Structured Query Language (SQL) is the backbone of database management. As your datasets grow, so does the complexity of the queries needed to manage them. Writing efficient SQL queries is critical for maintaining optimal performance, especially when working with large databases. This article will dive into advanced SQL techniques, such as window functions, subqueries, joins, and query optimization, to help you manage data more effectively.

Using Window Functions

Window functions provide a powerful way to perform calculations across a set of table rows related to the current row. These functions allow you to create moving averages, rankings, and more without needing to group or aggregate the data.

Example

SELECT 
    employee_id,
    department,
    salary,
    RANK() OVER (PARTITION BY department ORDER BY salary DESC) AS rank
FROM 
    employees;

In this query, we calculate the rank of each employee based on their salary within their respective departments.

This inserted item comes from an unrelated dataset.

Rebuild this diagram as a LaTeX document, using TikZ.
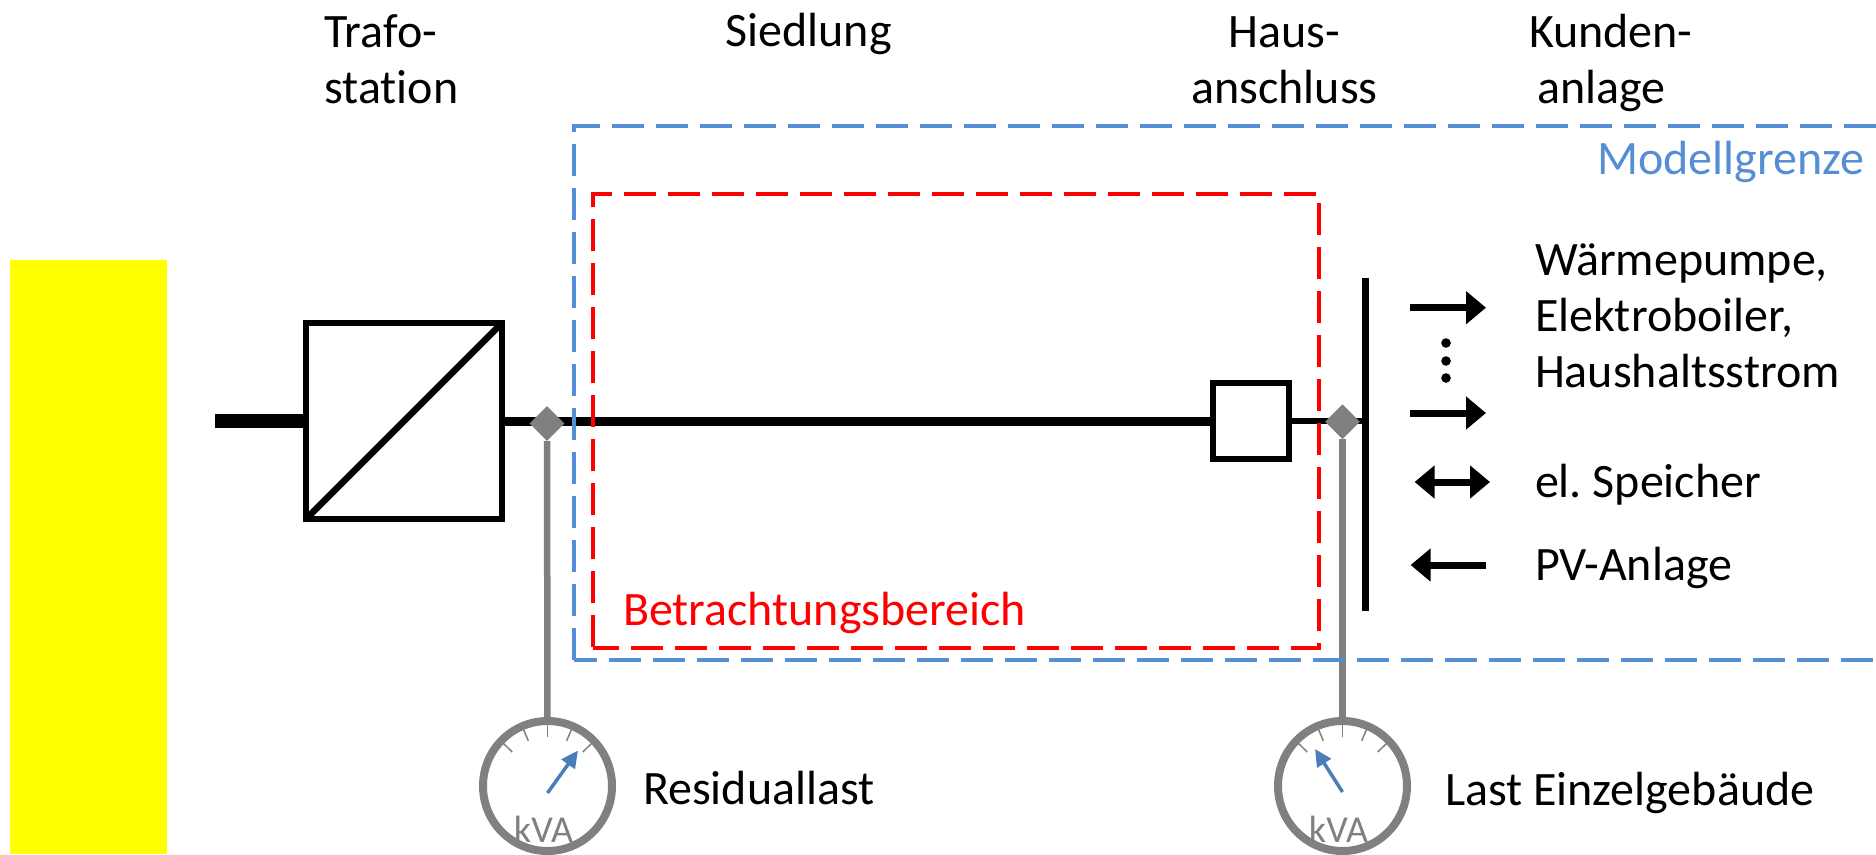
\documentclass[tikz,border=0pt]{standalone}
\usepackage{fontspec}
\setmainfont{Carlito}[Ligatures=NoCommon]
\usetikzlibrary{arrows.meta,shapes.geometric}

\definecolor{netzgelb}{HTML}{FFFF00}
\definecolor{grenzrot}{HTML}{FF0000}
\definecolor{grenzblau}{HTML}{558ED5}
\definecolor{zeigerblau}{HTML}{4A7EBB}
\definecolor{messgrau}{HTML}{808080}

\tikzset{
  beschr/.style={anchor=base west, inner sep=0pt, outer sep=0pt, align=left, font=\fontsize{48}{56}\selectfont},
  kasten/.style={draw=black, fill=white, rectangle, inner sep=0pt, outer sep=0pt},
  mess/.style={diamond, fill=messgrau, inner sep=0pt, minimum width=35pt, minimum height=35pt},
  anzeige/.style={ellipse, draw=messgrau, line width=8pt, inner sep=0pt, outer sep=0pt, minimum width=129pt, minimum height=130pt},
  grenze/.style={line width=4pt, dash pattern=on 32pt off 12pt},
  pfeil/.style={line width=7pt, -{Triangle[length=20pt,width=32pt]}},
  doppelpfeil/.style={line width=7pt, {Triangle[length=20pt,width=32pt]}-{Triangle[length=20pt,width=32pt]}},
  zeiger/.style={zeigerblau, line width=3.5pt, -{Triangle[length=17pt,width=16pt]}},
  skala/.style={messgrau, line width=1.5pt}
}

\begin{document}
\begin{tikzpicture}[x=1pt, y=-1pt]
  \useasboundingbox (0,0) rectangle (1876,854);

  \node (netz) [anchor=north west, fill=netzgelb, inner sep=0pt, minimum width=157pt, minimum height=594pt] at (10,260) {};

  \node (trafo) [kasten, line width=6.5pt, minimum size=196pt] at (404,421) {};
  \node (hak) [kasten, line width=5.5pt, minimum size=76pt] at (1251,421) {};
  \coordinate (einsp) at (215,421);
  \coordinate (sammeloben) at (1365,278);
  \coordinate (sammelunten) at (1365,611);
  \coordinate (sammel) at (1365,421);

  \draw [line width=14pt, black] (einsp)--(trafo.west);
  \draw [line width=6.5pt, black] (trafo.south west)--(trafo.north east);
  \draw [line width=9pt, black] (trafo.east)--(hak.west);
  \draw [line width=6pt, black] (hak.east)--(sammel);
  \draw [line width=7pt, black] (sammeloben)--(sammelunten);

  \node (messa) [mess] at (547,423.5) {};
  \node (messb) [mess] at (1342.5,421.7) {};
  \node (anza) [anzeige] at (547.5,786) {};
  \node (anzb) [anzeige] at (1342.5,786) {};
  \draw [messgrau, line width=6.5pt] (messa.south)--(anza.north);
  \draw [messgrau, line width=6.5pt] (messb.south)--(anzb.north);

  \foreach \s in {a,b} {
    \foreach \w in {224,247,270,293,316} {
      \draw [skala] ([shift={(\w:49)}]anz\s.center)--([shift={(\w:61)}]anz\s.center);
    }
    \node (einheit\s) [anchor=base, inner sep=0pt, messgrau, font=\fontsize{38}{40}\selectfont] at ([shift={(-4,56)}]anz\s.center) {kVA};
  }
  \coordinate (zeigeraa) at (547.5,793);
  \coordinate (zeigerab) at (578,750.5);
  \coordinate (zeigerba) at (1342.5,792);
  \coordinate (zeigerbb) at (1315,749);
  \draw [zeiger] (zeigeraa)--(zeigerab);
  \draw [zeiger] (zeigerba)--(zeigerbb);

  \coordinate (bo) at (1876,126);
  \coordinate (bl) at (574,126);
  \coordinate (bu) at (574,660);
  \coordinate (bur) at (1876,660);
  \draw [grenze, grenzblau] (bo)--(bl)--(bu);
  \draw [grenze, grenzblau, dash phase=9pt] (bu)--(bur);

  \coordinate (rul) at (593,647.7);
  \coordinate (rur) at (1318.6,647.7);
  \coordinate (ror) at (1318.6,194);
  \coordinate (rol) at (593,194);
  \draw [grenze, grenzrot, dash phase=6pt] (rul)--(rur)--(ror)--(rol)--cycle;

  \foreach \n/\y in {a/307.7,b/413} {
    \coordinate (last\n) at (1410,\y);
    \coordinate (lastende\n) at (1486,\y);
    \draw [pfeil] (last\n)--(lastende\n);
  }
  \coordinate (speicherl) at (1414.6,482);
  \coordinate (speicherr) at (1490,482);
  \draw [doppelpfeil] (speicherl)--(speicherr);
  \coordinate (pvl) at (1410.6,565);
  \coordinate (pvr) at (1486,565);
  \draw [pfeil] (pvr)--(pvl);
  \foreach \y in {343,361,378} {
    \fill [black] (1446,\y) circle (4.8);
  }

  \node (ltrafo) [beschr] at (324.5,103) {Trafo-\\station};
  \node (lsiedlung) [beschr] at (725.5,46) {Siedlung};
  \node (lhaus) [beschr, align=center] at (1191.5,103) {Haus-\\anschluss};
  \node (lkunde) [beschr] at (1529,103) {Kunden-\\\hspace*{8pt}anlage};
  \node (lmodell) [beschr, grenzblau] at (1597,174) {Modellgrenze};
  \node (lbereich) [beschr, grenzrot] at (623,625.5) {Betrachtungsbereich};
  \node (lverbr) [beschr] at (1535,387) {Wärmepumpe,\\Elektroboiler,\\Haushaltsstrom};
  \node (lspeicher) [beschr] at (1535,497) {el.\ Speicher};
  \node (lpv) [beschr] at (1535,580) {PV-Anlage};
  \node (lrest) [beschr] at (643,804.5) {Residuallast};
  \node (leinzel) [beschr] at (1445,805) {Last Einzelgebäude};
\end{tikzpicture}
\end{document}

Common Table Expressions (CTEs)

CTEs help break down complex queries into readable, manageable components by allowing you to define temporary result sets.

Example

WITH HighSalaryEmployees AS (
    SELECT employee_id, salary 
    FROM employees 
    WHERE salary > 50000
)
SELECT * FROM HighSalaryEmployees;

This CTE defines a temporary result set HighSalaryEmployees and uses it in the main query, making the SQL easier to read and maintain.

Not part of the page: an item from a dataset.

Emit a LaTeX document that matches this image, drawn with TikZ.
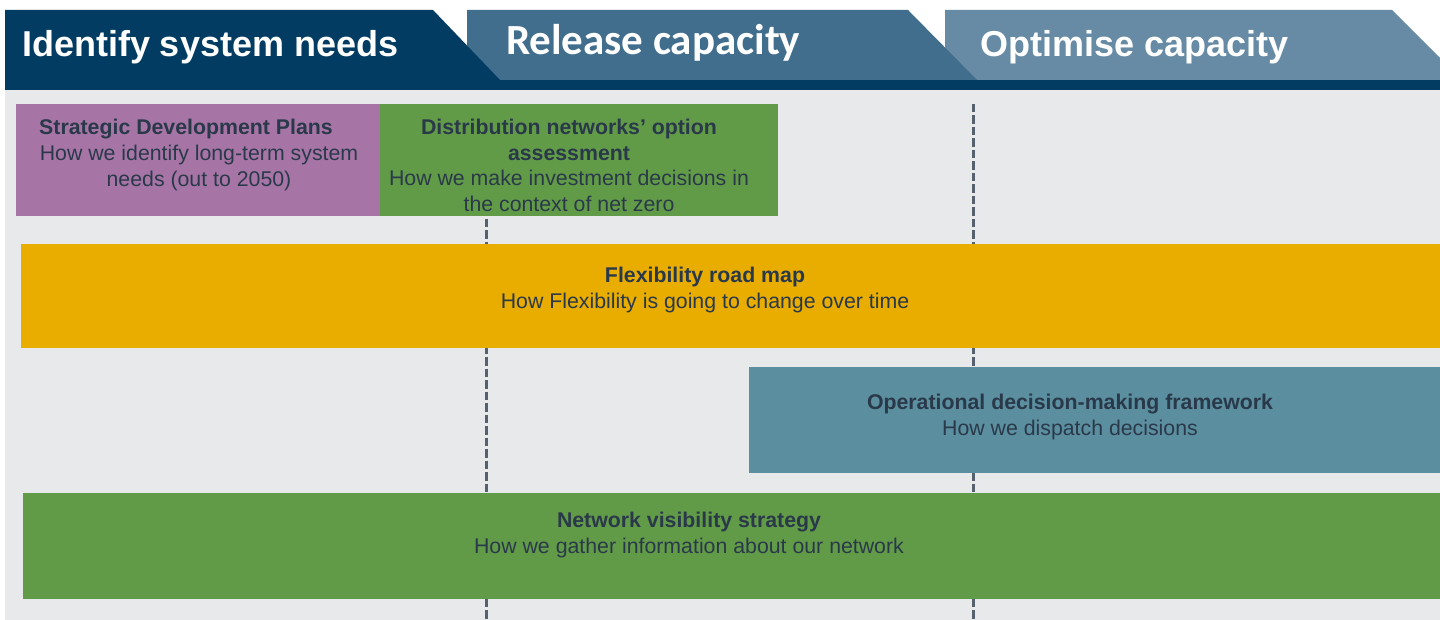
\documentclass[tikz,border=0pt]{standalone}
\usepackage{fontspec}
\setmainfont{Liberation Sans}
\newfontfamily\relfont{Carlito}
\definecolor{navy}{RGB}{2,60,99}
\definecolor{relblue}{RGB}{66,110,142}
\definecolor{optblue}{RGB}{103,139,165}
\definecolor{bggray}{RGB}{232,233,235}
\definecolor{sdppurple}{RGB}{166,117,165}
\definecolor{boxgreen}{RGB}{98,155,72}
\definecolor{flexgold}{RGB}{233,173,0}
\definecolor{opteal}{RGB}{91,142,158}
\definecolor{txtdark}{RGB}{42,57,74}
\definecolor{dashgray}{RGB}{85,97,110}
\tikzset{
  boxnode/.style={draw=none, inner sep=0pt, outer sep=0pt, anchor=north west},
  txtnode/.style={inner sep=0pt, outer sep=0pt, anchor=base, align=center, text=txtdark,
    font=\fontsize{21.3pt}{25.6pt}\selectfont},
  hdrnode/.style={inner sep=0pt, outer sep=0pt, anchor=base west, text=white,
    font=\bfseries\fontsize{36pt}{40pt}\selectfont},
  dashline/.style={draw=dashgray, line width=3pt, dash pattern=on 8.5pt off 3pt}
}
\begin{document}
\begin{tikzpicture}[x=1pt,y=-1pt]
\useasboundingbox (0,0) rectangle (1440,620);
\clip (0,0) rectangle (1440,620);
\fill[white] (0,0) rectangle (1440,620);
% background panel
\fill[bggray] (5,90) rectangle (1440,620);
% dashed phase dividers
\coordinate (d1top) at (486,104);
\coordinate (d1bot) at (486,620);
\coordinate (d2top) at (973,104);
\coordinate (d2bot) at (973,620);
\draw[dashline] (d1top) -- (d1bot);
\draw[dashline] (d2top) -- (d2bot);
% header chevrons
\fill[optblue] (945,10) -- (1392,10) -- (1462,80) -- (945,80) -- cycle;
\fill[relblue] (467,10) -- (908,10) -- (977,80) -- (467,80) -- cycle;
\fill[navy] (5,10) -- (433,10) -- (500,80) -- (5,80) -- cycle;
\fill[navy] (5,80) rectangle (1440,90);
\node[hdrnode] (h1) at (22,57) {Identify system needs};
\node[hdrnode, font=\relfont\bfseries\fontsize{43pt}{46pt}\selectfont] (h2) at (506,55) {Release capacity};
\node[hdrnode] (h3) at (980,57) {Optimise capacity};
% boxes
\node[boxnode, fill=sdppurple, minimum width=364pt, minimum height=112pt] (sdp) at (16,104) {};
\node[boxnode, fill=boxgreen, minimum width=398pt, minimum height=112pt] (dno) at (380,104) {};
\node[boxnode, fill=flexgold, minimum width=1419pt, minimum height=104pt] (flex) at (21,244) {};
\node[boxnode, fill=opteal, minimum width=691pt, minimum height=106pt] (odm) at (749,367) {};
\node[boxnode, fill=boxgreen, minimum width=1417pt, minimum height=106pt] (nvs) at (23,493) {};
% texts (anchored at the baseline of their last line)
\node[txtnode] (sdpT) at (199,186.2) {{\bfseries Strategic Development Plans}\hspace*{26pt}\\How we identify long-term system\\needs (out to 2050)};
\node[txtnode] (dnoT) at (569,211.6) {{\bfseries Distribution networks’ option}\\{\bfseries assessment}\\How we make investment decisions in\\the context of net zero};
\node[txtnode] (flexT) at (705,308.2) {{\bfseries Flexibility road map}\\How Flexibility is going to change over time};
\node[txtnode] (odmT) at (1070,435) {{\bfseries Operational decision-making framework}\\How we dispatch decisions};
\node[txtnode] (nvsT) at (689,553) {{\bfseries Network visibility strategy}\\How we gather information about our network};
\end{tikzpicture}
\end{document}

Efficient Joins for Performance

Joins are crucial for querying related data across multiple tables. Using the right type of join and indexing strategies can dramatically improve query performance.

Example

SELECT 
    o.order_id, 
    c.customer_name
FROM 
    orders o
INNER JOIN 
    customers c 
ON 
    o.customer_id = c.customer_id
WHERE 
    o.order_date > '2024-01-01';

Here, an INNER JOIN retrieves only the matching rows between the orders and customers tables, while filtering the results based on the order date.

Subqueries for Data Filtering

Subqueries, or nested queries, can be used to filter data based on the result of another query, making it a powerful tool for narrowing down large datasets.

Example

SELECT employee_id, salary
FROM employees
WHERE salary > (
    SELECT AVG(salary) 
    FROM employees
);

This query retrieves all employees whose salaries are higher than the average salary in the company.

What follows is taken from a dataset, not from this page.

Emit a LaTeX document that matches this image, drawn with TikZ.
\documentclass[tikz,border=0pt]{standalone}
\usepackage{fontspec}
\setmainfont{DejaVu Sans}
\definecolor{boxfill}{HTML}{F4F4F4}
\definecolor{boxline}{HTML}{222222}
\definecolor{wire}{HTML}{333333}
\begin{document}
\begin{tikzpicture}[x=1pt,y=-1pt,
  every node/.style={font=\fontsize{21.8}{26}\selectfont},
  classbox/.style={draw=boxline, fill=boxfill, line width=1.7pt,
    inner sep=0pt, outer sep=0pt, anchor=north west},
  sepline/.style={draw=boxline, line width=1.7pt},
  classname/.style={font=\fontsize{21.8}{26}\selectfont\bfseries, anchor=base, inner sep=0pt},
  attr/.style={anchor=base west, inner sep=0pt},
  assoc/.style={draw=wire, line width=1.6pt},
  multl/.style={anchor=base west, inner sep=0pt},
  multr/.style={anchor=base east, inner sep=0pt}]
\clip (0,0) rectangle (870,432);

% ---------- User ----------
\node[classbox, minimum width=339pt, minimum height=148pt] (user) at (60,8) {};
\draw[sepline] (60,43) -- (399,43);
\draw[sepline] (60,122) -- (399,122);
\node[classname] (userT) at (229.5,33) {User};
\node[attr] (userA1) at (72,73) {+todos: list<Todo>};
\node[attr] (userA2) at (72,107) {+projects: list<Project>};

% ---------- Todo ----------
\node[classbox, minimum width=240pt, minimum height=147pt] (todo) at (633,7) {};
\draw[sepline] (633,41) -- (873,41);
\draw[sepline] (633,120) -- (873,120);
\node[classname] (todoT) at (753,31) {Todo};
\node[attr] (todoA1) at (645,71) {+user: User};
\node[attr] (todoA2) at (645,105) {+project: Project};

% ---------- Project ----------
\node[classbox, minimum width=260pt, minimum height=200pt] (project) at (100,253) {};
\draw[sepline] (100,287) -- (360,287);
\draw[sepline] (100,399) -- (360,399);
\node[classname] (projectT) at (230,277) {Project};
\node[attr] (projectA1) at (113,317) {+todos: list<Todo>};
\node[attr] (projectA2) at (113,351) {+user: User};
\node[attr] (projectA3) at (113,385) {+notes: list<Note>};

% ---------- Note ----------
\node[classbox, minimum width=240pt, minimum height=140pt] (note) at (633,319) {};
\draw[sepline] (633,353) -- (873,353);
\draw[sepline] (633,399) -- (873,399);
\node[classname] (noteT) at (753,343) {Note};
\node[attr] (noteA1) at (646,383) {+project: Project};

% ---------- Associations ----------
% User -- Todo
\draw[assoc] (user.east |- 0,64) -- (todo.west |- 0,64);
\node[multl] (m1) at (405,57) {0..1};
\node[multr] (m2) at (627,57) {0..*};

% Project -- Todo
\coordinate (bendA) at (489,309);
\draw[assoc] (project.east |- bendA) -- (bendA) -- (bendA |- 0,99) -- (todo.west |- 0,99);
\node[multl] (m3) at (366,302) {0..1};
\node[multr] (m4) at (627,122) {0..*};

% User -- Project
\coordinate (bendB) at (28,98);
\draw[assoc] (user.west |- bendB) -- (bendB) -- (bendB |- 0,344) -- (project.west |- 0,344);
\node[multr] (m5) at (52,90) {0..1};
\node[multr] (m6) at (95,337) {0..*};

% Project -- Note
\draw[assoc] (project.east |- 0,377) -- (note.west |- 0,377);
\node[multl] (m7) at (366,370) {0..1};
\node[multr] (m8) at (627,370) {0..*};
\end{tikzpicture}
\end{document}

Optimizing Queries with Indexes

Indexes are essential for improving query performance, particularly in large datasets. When used correctly, they can speed up data retrieval significantly. However, over-indexing can lead to slower write operations, so balance is key.

Example

CREATE INDEX idx_employee_salary ON employees(salary);

By creating an index on the salary column of the employees table, queries filtering by salary will execute faster.

Handling Large Datasets with Pagination

When dealing with large datasets, it’s often necessary to limit the number of results returned at once. Pagination helps break down large result sets into manageable chunks.

Example

SELECT *
FROM employees
ORDER BY employee_id
LIMIT 10 OFFSET 20;

This query retrieves 10 employees starting from the 21st employee in the result set, effectively paginating the data.

Recursive Queries with CTEs

Recursive queries, especially useful for hierarchical data like organizational charts or folder structures, can be achieved with recursive CTEs.

Example

WITH RECURSIVE EmployeeHierarchy AS (
    SELECT employee_id, manager_id, 1 AS level
    FROM employees
    WHERE manager_id IS NULL
    UNION ALL
    SELECT e.employee_id, e.manager_id, eh.level + 1
    FROM employees e
    JOIN EmployeeHierarchy eh ON e.manager_id = eh.employee_id
)
SELECT * FROM EmployeeHierarchy;

This query builds an employee hierarchy, starting with top-level managers and recursively finding their subordinates.

Conclusion

Mastering advanced SQL techniques is essential for effective data management. By utilizing window functions, CTEs, joins, subqueries, and indexes, you can write more efficient queries that scale well with your database. Remember to always test and optimize your queries, especially when dealing with large datasets, to ensure high performance in your systems.